I went to a conference with a few researchers from our group. After the trip, one of them approached me and asked me to do him a favor. It turned out he had considerably overspent his limit for meals because of a misunderstanding of the rules. To get out of this, he wanted to claim to have paid with his university credit card for group meals and thereby split his meal expenses between his account and the accounts of others including mine. I didn't want to participate in this, but he literally begged me and said others had already agreed. We logged on to the online tool and did what he wanted. Now I've gotten an email from finance asking me to confirm whether I actually participated in those group meals.

I don't know why they are asking. The email is very short. It may be just a routine verification. But I don't know. They may have found something wrong or suspicious. They may have been tipped off. They may be wondering how we could eat together if my university credit card was charged at a different place at the same time.

Am I likely to get fired by the university if I just tell the truth? I want to be honest, and I hate myself for getting involved in this fraud, but I can't afford losing the job in my life circumstances. I am on a relatively long fixed-term contract, just like that guy, and we are both funded from the group's funds and report to the head of the group. Is it safer to say that I don't want to discuss how we ate and prefer paying out of my pocket if there's any issue? It's just a few hundred bucks in total for my meals and my share of help to that guy. What's my best bet?

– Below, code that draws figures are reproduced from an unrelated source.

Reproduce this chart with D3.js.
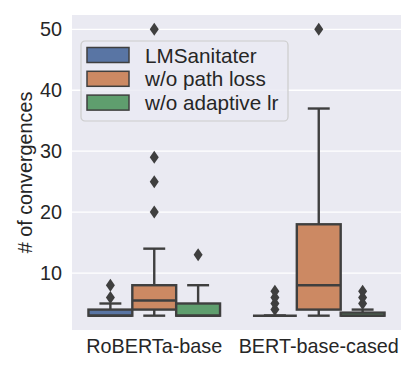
<!DOCTYPE html>
<html lang="en">
<head>
<meta charset="utf-8">
<title>convergences boxplot</title>
<script src="https://cdn.jsdelivr.net/npm/d3@7"></script>
<style>
  body { margin: 0; background: #fff; }
  text { font-family: "Liberation Sans", Arial, sans-serif; fill: #262626; }
</style>
</head>
<body>
<svg id="chart" width="416" height="369"></svg>
<script>
// categories and hues
var categories = ["RoBERTa-base", "BERT-base-cased"];
var methods = ["LMSanitater", "w/o path loss", "w/o adaptive lr"];
var colours = ["#5975a4", "#cc8963", "#5f9e6e"];

// box stats, [category][method]
var q1 =      [[3, 4, 3],   [3, 4, 3]];
var median =  [[3, 5.5, 3], [3, 8, 3]];
var q3 =      [[4, 8, 5],   [3, 18, 3.5]];
var whiskLo = [[3, 3, 3],   [3, 3, 3]];
var whiskHi = [[5, 14, 8],  [3, 37, 4]];
var fliers =  [[[6, 8], [20, 25, 29, 50], [13]],
               [[4, 5, 6, 7], [50], [5, 6, 7]]];

var yTicks = [10, 20, 30, 40, 50];

var LEFT = 72, RIGHT = 401, TOP = 15, BOTTOM = 330;
var LINE = "#3f3f3f";

var svg = d3.select("#chart");

var x = d3.scaleBand().domain(categories).range([LEFT, RIGHT]);
var hue = d3.scaleBand().domain(methods).range([0, x.bandwidth() * 0.8]);
var y = d3.scaleLinear().domain([0.65, 52.35]).range([BOTTOM, TOP]);

// background
svg.append("rect").attr("x", LEFT).attr("y", TOP)
  .attr("width", RIGHT - LEFT).attr("height", BOTTOM - TOP)
  .attr("fill", "#eaeaf2");

// grid
svg.selectAll(".grid").data(yTicks).enter().append("line")
  .attr("x1", LEFT).attr("x2", RIGHT)
  .attr("y1", function (d) { return y(d); })
  .attr("y2", function (d) { return y(d); })
  .attr("stroke", "#fff").attr("stroke-width", 1.3);

// y axis labels
var yAxis = d3.axisLeft(y).tickValues(yTicks).tickSize(0).tickPadding(10);
var ya = svg.append("g").attr("transform", "translate(" + LEFT + ",0)").call(yAxis);
ya.select(".domain").remove();
ya.selectAll("text").style("font-size", "19.8px")
  .style("font-family", "'Liberation Sans', Arial, sans-serif").attr("fill", "#262626");

// x axis labels
var xAxis = d3.axisBottom(x).tickSize(0).tickPadding(9);
var xa = svg.append("g").attr("transform", "translate(0," + BOTTOM + ")").call(xAxis);
xa.select(".domain").remove();
xa.selectAll("text").style("font-size", "19.8px")
  .style("font-family", "'Liberation Sans', Arial, sans-serif").attr("fill", "#262626");

svg.append("text")
  .attr("transform", "translate(32," + ((TOP + BOTTOM) / 2) + ") rotate(-90)")
  .attr("text-anchor", "middle")
  .style("font-size", "19.8px")
  .text("# of convergences");

// boxes
var bw = hue.bandwidth();
categories.forEach(function (cat, ci) {
  methods.forEach(function (m, mi) {
    var x0 = x(cat) + x.bandwidth() * 0.1 + hue(m);
    var cx = x0 + bw / 2;
    var g = svg.append("g");
    var capHalf = bw / 4;

    // whiskers
    g.append("line").attr("x1", cx).attr("x2", cx)
      .attr("y1", y(q3[ci][mi])).attr("y2", y(whiskHi[ci][mi]))
      .attr("stroke", LINE).attr("stroke-width", 2.4);
    g.append("line").attr("x1", cx).attr("x2", cx)
      .attr("y1", y(q1[ci][mi])).attr("y2", y(whiskLo[ci][mi]))
      .attr("stroke", LINE).attr("stroke-width", 2.4);
    [whiskHi[ci][mi], whiskLo[ci][mi]].forEach(function (v) {
      g.append("line").attr("x1", cx - capHalf).attr("x2", cx + capHalf)
        .attr("y1", y(v)).attr("y2", y(v))
        .attr("stroke", LINE).attr("stroke-width", 2.4);
    });

    // box
    g.append("rect").attr("x", x0).attr("width", bw)
      .attr("y", y(q3[ci][mi]))
      .attr("height", Math.max(0, y(q1[ci][mi]) - y(q3[ci][mi])))
      .attr("fill", colours[mi]).attr("stroke", LINE).attr("stroke-width", 2.4);

    // median
    g.append("line").attr("x1", x0).attr("x2", x0 + bw)
      .attr("y1", y(median[ci][mi])).attr("y2", y(median[ci][mi]))
      .attr("stroke", LINE).attr("stroke-width", 2.4);

    // fliers as thin diamonds
    g.selectAll(".flier").data(fliers[ci][mi]).enter().append("path")
      .attr("d", function (d) {
        var py = y(d);
        return "M" + cx + "," + (py - 6.5) + "L" + (cx + 4.5) + "," + py +
          "L" + cx + "," + (py + 6.5) + "L" + (cx - 4.5) + "," + py + "Z";
      })
      .attr("fill", LINE);
  });
});

// legend
var lg = svg.append("g").attr("transform", "translate(81,41)");
lg.append("rect").attr("width", 207).attr("height", 80).attr("rx", 4)
  .attr("fill", "#eaeaf2").attr("fill-opacity", 0.8)
  .attr("stroke", "#cccccc").attr("stroke-width", 1.2);
methods.forEach(function (m, i) {
  lg.append("rect").attr("x", 6).attr("y", 6.5 + i * 23.8)
    .attr("width", 42).attr("height", 15)
    .attr("fill", colours[i]).attr("stroke", LINE).attr("stroke-width", 1.5);
  lg.append("text").attr("x", 64).attr("y", 21.5 + i * 23.8)
    .style("font-size", "20.7px").text(m);
});
</script>
</body>
</html>
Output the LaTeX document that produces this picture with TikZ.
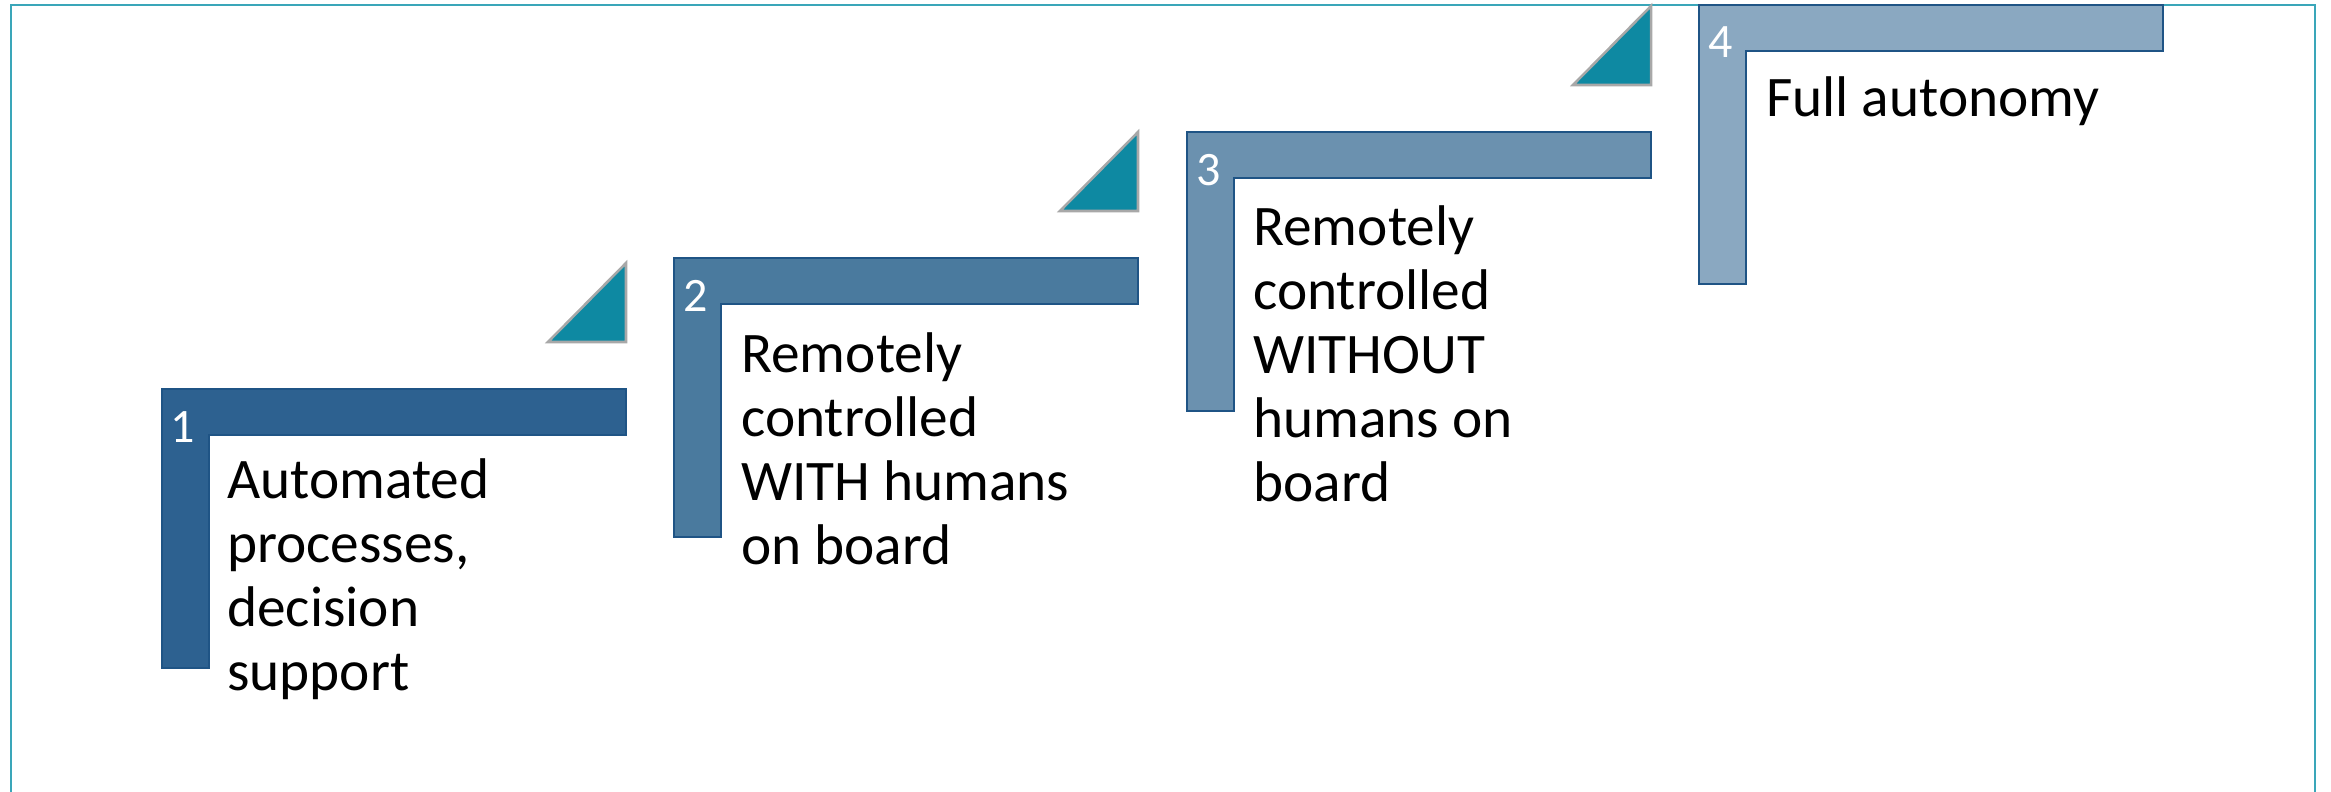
\documentclass[tikz,border=0pt]{standalone}
\usepackage{fontspec}
\setmainfont{Carlito}
\definecolor{frameC}{HTML}{3AA6B9}
\definecolor{edgeC}{HTML}{1F5485}
\definecolor{sA}{HTML}{2D6190}
\definecolor{sB}{HTML}{4A7A9E}
\definecolor{sC}{HTML}{6B91AF}
\definecolor{sD}{HTML}{8AA8C1}
\definecolor{triC}{HTML}{0E89A2}
\definecolor{triE}{HTML}{A8A8A8}
\tikzset{
  stepshape/.style={draw=edgeC, line width=1.6pt, line join=miter},
  tri/.style={fill=triC, draw=triE, line width=1.9pt, line join=miter},
  steplabel/.style={anchor=base west, align=left, inner sep=0pt, font=\fontsize{43}{48}\selectfont, text=black},
  stepnum/.style={anchor=base west, inner sep=0pt, font=\fontsize{36}{42}\selectfont, text=white},
}
\newcommand{\stepL}[3]{% left, top, colour
  \fill[#3] (#1,#2) -- ++(464,0) -- ++(0,46) -- ++(-417,0) -- ++(0,233) -- ++(-47,0) -- cycle;
  \draw[stepshape] (#1,#2) -- ++(464,0) -- ++(0,46) -- ++(-417,0) -- ++(0,233) -- ++(-47,0) -- cycle;
  \draw[tri] (#1+386,#2-47) -- (#1+464,#2-47) -- (#1+464,#2-126) -- cycle;
}
\begin{document}
\begin{tikzpicture}[x=0.75pt,y=-0.75pt]
\useasboundingbox (0,0) rectangle (2331,792);
\draw[frameC, line width=1.5pt] (11,800) -- (11,5) -- (2315,5) -- (2315,800);
\stepL{162}{389}{sA}
\stepL{674}{258}{sB}
\stepL{1187}{132}{sC}
\stepL{1699}{5}{sD}
\node[stepnum] (n1) at (170,442) {1};
\node[stepnum] (n2) at (683,311) {2};
\node[stepnum] (n3) at (1196,185) {3};
\node[stepnum] (n4) at (1708,58) {4};
% base anchor = baseline of the last line (first baseline + (lines-1)*64)
\node[steplabel] (t1) at (227,690) {Automated\\processes,\\decision\\support};
\node[steplabel] (t2) at (741,564) {Remotely\\controlled\\WITH humans\\on board};
\node[steplabel] (t3) at (1253,501) {Remotely\\controlled\\WITHOUT\\humans on\\board};
\node[steplabel] (t4) at (1766,117) {Full autonomy};
\end{tikzpicture}
\end{document}
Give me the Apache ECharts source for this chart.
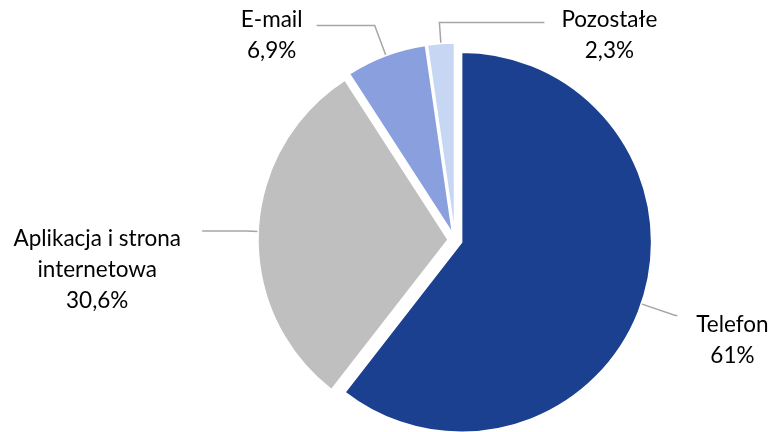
<!DOCTYPE html>
<html>
<head>
<meta charset="utf-8">
<script src="https://cdn.jsdelivr.net/npm/echarts@6/dist/echarts.min.js"></script>
<style>
  html, body { margin: 0; padding: 0; background: #ffffff; }
  #chart_container { width: 773px; height: 432px; }
</style>
</head>
<body>
<div id="chart_container"></div>
<script>
// data
const categories = ['Telefon', 'Aplikacja i strona\ninternetowa', 'E-mail', 'Pozostałe']
const shares = [61, 30.6, 6.9, 2.3]
const shareLabels = ['61%', '30,6%', '6,9%', '2,3%']

// styling
const sliceColors = ['#1b408f', '#bfbfbf', '#8a9fde', '#c6d6f3']

// label placement per slice: line lengths, text block width, padding, alignment
const lineLengths = [36, 12, 32, 21]
const lineLengths2 = [2, 44, 58, -105]
const blockWidths = [100, 200, 80, 110]
const blockPadding = [[50, 0, 0, 0], [78, 0, 0, 0], [19, 0, 0, 0], [26, 0, 0, 15]]
const blockAlign = ['left', 'right', 'right', 'left']

function buildChart(){
    let chart_container = document.getElementById('chart_container')
    let chart = echarts.init(chart_container)

    let pieData = categories.map((name, i) => {
        let lines = (name + '\n' + shareLabels[i]).split('\n')
        return {
            name: name,
            value: shares[i],
            selected: true,
            itemStyle: { color: sliceColors[i] },
            label: {
                formatter: lines.map(t => '{t|' + t + '}').join('\n'),
                padding: blockPadding[i],
                rich: {
                    t: {
                        width: blockWidths[i],
                        align: 'center',
                        fontFamily: 'Lato',
                        fontSize: 22.5,
                        lineHeight: 31,
                        color: '#000000'
                    }
                }
            },
            labelLine: { length: lineLengths[i], length2: lineLengths2[i] }
        }
    })

    let option = {
        animation: false,
        series: [
            {
                type: 'pie',
                center: [455, 240],
                radius: 190,
                startAngle: 90,
                clockwise: true,
                selectedMode: 'multiple',
                selectedOffset: 7,
                avoidLabelOverlap: false,
                itemStyle: { borderColor: '#ffffff', borderWidth: 1.5 },
                emphasis: { disabled: true },
                label: {
                    show: true,
                    position: 'outside',
                    fontFamily: 'Lato',
                    fontSize: 22.5,
                    color: '#000000'
                },
                labelLine: {
                    show: true,
                    minTurnAngle: 20,
                    lineStyle: { color: '#a6a6a6', width: 1.5 }
                },
                labelLayout: function (p) {
                    return { align: blockAlign[p.dataIndex], verticalAlign: 'middle' }
                },
                data: pieData
            }
        ]
    }
    chart.setOption(option)
}

buildChart()
</script>
</body>
</html>
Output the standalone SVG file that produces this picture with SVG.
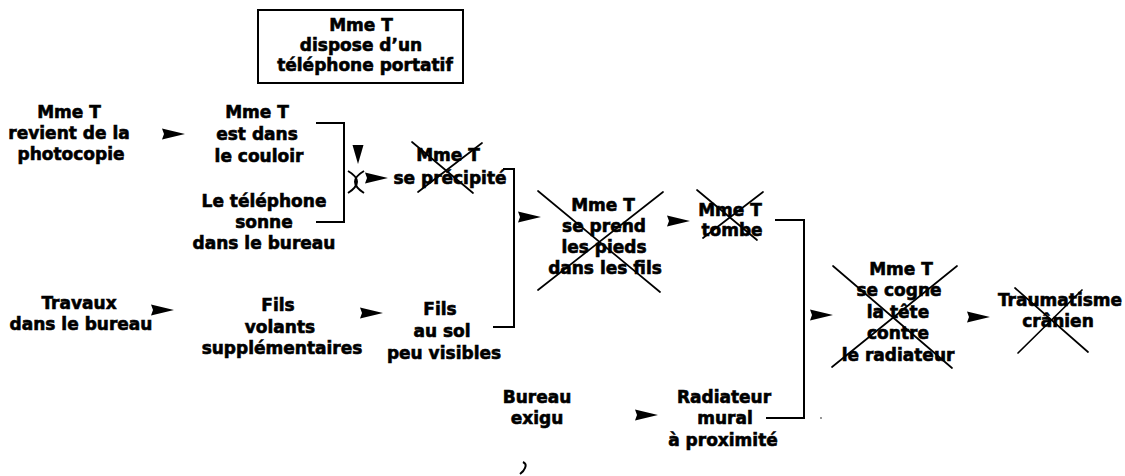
<svg xmlns="http://www.w3.org/2000/svg" xmlns:xlink="http://www.w3.org/1999/xlink" width="1125" height="476" viewBox="0 0 1125 476">
<style>
text{font-family:"DejaVu Sans","Liberation Sans",sans-serif;font-weight:bold;font-size:17px;fill:#000;stroke:#000;stroke-width:0.6;text-anchor:middle}
.br{fill:none;stroke:#000;stroke-width:2}
.x{stroke:#000;stroke-width:1.7;stroke-linecap:round}
.box{fill:none;stroke:#000;stroke-width:2}
</style>
<defs>
<path id="ah" d="M0,-5.5 L23,0 L0,5.5 L2,0 Z" fill="#000"/>
</defs>
<rect width="1125" height="476" fill="#fff"/>

<g id="connectors">
<path class="br" d="M316,123 H344 V222 H316"/>
<path d="M352.5,145 L363.5,145 L358,164 Z" fill="#000"/>
<path class="br" d="M348,171 Q366,181.5 348,193 M364,171 Q346,181.5 364,193" stroke-width="2"/>
<use xlink:href="#ah" transform="translate(365,178)"/>
<use xlink:href="#ah" transform="translate(162,134)"/>
<path class="br" d="M503,169 H514 V327 H493"/>
<use xlink:href="#ah" transform="translate(518,217)"/>
<use xlink:href="#ah" transform="translate(667,221)"/>
<path class="br" d="M775,220 H804 V418 H766"/>
<use xlink:href="#ah" transform="translate(810,315)"/>
<use xlink:href="#ah" transform="translate(967,317)"/>
<use xlink:href="#ah" transform="translate(151,310)"/>
<use xlink:href="#ah" transform="translate(360,313)"/>
<use xlink:href="#ah" transform="translate(635,415)"/>
</g>

<g id="n0">
<rect class="box" x="258" y="10" width="205" height="73"/>
<text x="361" y="31">Mme T</text>
<text x="361" y="51">dispose d’un</text>
<text x="365" y="71">téléphone portatif</text>
</g>

<g id="n1">
<text x="69" y="118">Mme T</text>
<text x="69" y="139">revient de la</text>
<text x="71" y="160">photocopie</text>
</g>

<g id="n2">
<text x="257" y="118">Mme T</text>
<text x="257" y="140">est dans</text>
<text x="259" y="162">le couloir</text>
</g>

<g id="n3">
<text x="264" y="207">Le téléphone</text>
<text x="264" y="228">sonne</text>
<text x="264" y="249">dans le bureau</text>
</g>

<g id="n4">
<text x="448" y="161">Mme T</text>
<text x="450" y="184">se précipité</text>
<line class="x" x1="412" y1="142" x2="473" y2="193"/>
<line class="x" x1="482" y1="143" x2="418" y2="192"/>
</g>

<g id="n5">
<text x="603" y="211">Mme T</text>
<text x="604" y="232">se prend</text>
<text x="604" y="253">les pieds</text>
<text x="605" y="274">dans les fils</text>
<line class="x" x1="538" y1="191" x2="660" y2="292"/>
<line class="x" x1="663" y1="192" x2="538" y2="290"/>
</g>

<g id="n6">
<text x="730" y="216">Mme T</text>
<text x="732" y="236">tombe</text>
<line class="x" x1="697" y1="190" x2="757" y2="240"/>
<line class="x" x1="763" y1="192" x2="703" y2="238"/>
</g>

<g id="n7">
<text x="901" y="275">Mme T</text>
<text x="899" y="296">se cogne</text>
<text x="898" y="318">la tête</text>
<text x="898" y="339">contre</text>
<text x="898" y="361">le radiateur</text>
<line class="x" x1="833" y1="266" x2="952" y2="368"/>
<line class="x" x1="957" y1="266" x2="832" y2="367"/>
</g>

<g id="n8">
<text x="1060" y="306">Traumatisme</text>
<text x="1058" y="327">crânien</text>
<line class="x" x1="1015" y1="288" x2="1088" y2="352"/>
<line class="x" x1="1082" y1="290" x2="1018" y2="353"/>
</g>

<g id="n9">
<text x="79" y="309">Travaux</text>
<text x="81" y="330">dans le bureau</text>
</g>

<g id="n10">
<text x="278" y="311">Fils</text>
<text x="280" y="333">volants</text>
<text x="282" y="354">supplémentaires</text>
</g>

<g id="n11">
<text x="440" y="315">Fils</text>
<text x="442" y="337">au sol</text>
<text x="444" y="359">peu visibles</text>
</g>

<g id="n12">
<text x="537" y="403">Bureau</text>
<text x="537" y="424">exigu</text>
</g>

<g id="n13">
<text x="724" y="403">Radiateur</text>
<text x="725" y="424">mural</text>
<text x="723" y="446">à proximité</text>
</g>

<path d="M523,462 q4,2 2,6 q-1,3 -5,6" fill="none" stroke="#000" stroke-width="2"/>
<circle cx="821" cy="418" r="0.9" fill="#666"/>
</svg>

Please don't be too hard on me. I need advice. I've learned my lesson and will never let anyone manipulate me into participating in fraud.

  • 4
    Suspiciously similar to the situation in workplace.stackexchange.com/q/187807/91090. Is this question inspired by that one?
    – GoodDeeds
    Oct 14, 2022 at 20:05
  • I am confused, how could he claim to have spent using the university credit card, but there would be no charges on that account? Oct 14, 2022 at 20:48
  • 1
    As I told that gentleman on workplace.se, what he did was fraud. Criminal. Career destroying. Lying to gain an undeserved financial advantage is fraud. If “finance” asks you, you can continue the lie (and they have seen it all, they know it’s a lie), or tell them exactly what happened. Do you want to destroy your career?
    – gnasher729
    Oct 14, 2022 at 21:55
  • 2
    Given the similarities with the Workplace.SE question, it seems unlikely that this question was asked in good faith, so we mods are going to hammer this closed. @tigress - if you disagree (and especially if you have proof this is real that you're willing to share privately), let us know (by hitting the flag button on your question) and we can work with you. All others: this was a difficult moderation decision; if you think cases like this should be handled differently in future, please post on meta and we can discuss.
    – cag51
    Oct 15, 2022 at 0:49

2 Answers 2


No one can guarantee an outcome.

I suggest, however, that one option is to get everyone involved in this together in one place and discuss it. I'd advocate for honesty and maybe a joint statement (confession).

Ideally, the person that instigated it should be the one to come forward and honestly explain it to the bosses. While it is you that has "involved" yourself in fraud by agreeing, they likely used a form of friendly coercion to get you to act as you did.

You can promise joint restitution. It may or may not be sufficient, depending on how understanding or severe the system chooses to be.

People err. Everyone. Most people tend to be forgiving when it is possible. Most, not all. But restitution is required in such a case.

Refusing to discuss it or continuing the fraud seem to me like poor choices that would have more severe outcomes than honesty.


"It's not the crime, it's the coverup."

You messed up—you shouldn't have lied about attending these meals. However, this is a small mistake, and it is likely that if you tell the truth now, there won't be too many serious repercussions (particularly for you—the person who pressured you into lying may be in a bit more trouble). There is some small possibility that you could be in real trouble, but most institutions try not to throw the book at people who make one mistake.

Do not cause yourself further problems by lying.

Falling to peer pressure and fraudulently signing off on reimbursement forms is a mistake, but it is one that you can likely recover from. Engaging in an extended coverup of a small fraud is, potentially, career ending.

If you do as Buffy suggests, and discuss this with other members of the group before moving forward, I would strongly suggest that you go into those meetings with the attitude that you all need to come clean, and that you are not going to lie to protect them.

I would then respond to the request for clarification with the truth. You don't have to volunteer information which is not requested (e.g. in response to the question "Did you attend these meals?", a simple "No" is sufficient—you don't need to go into details about why you said you did unless you are asked), but you should answer any questions you are asked honestly. Don't compound your error by lying.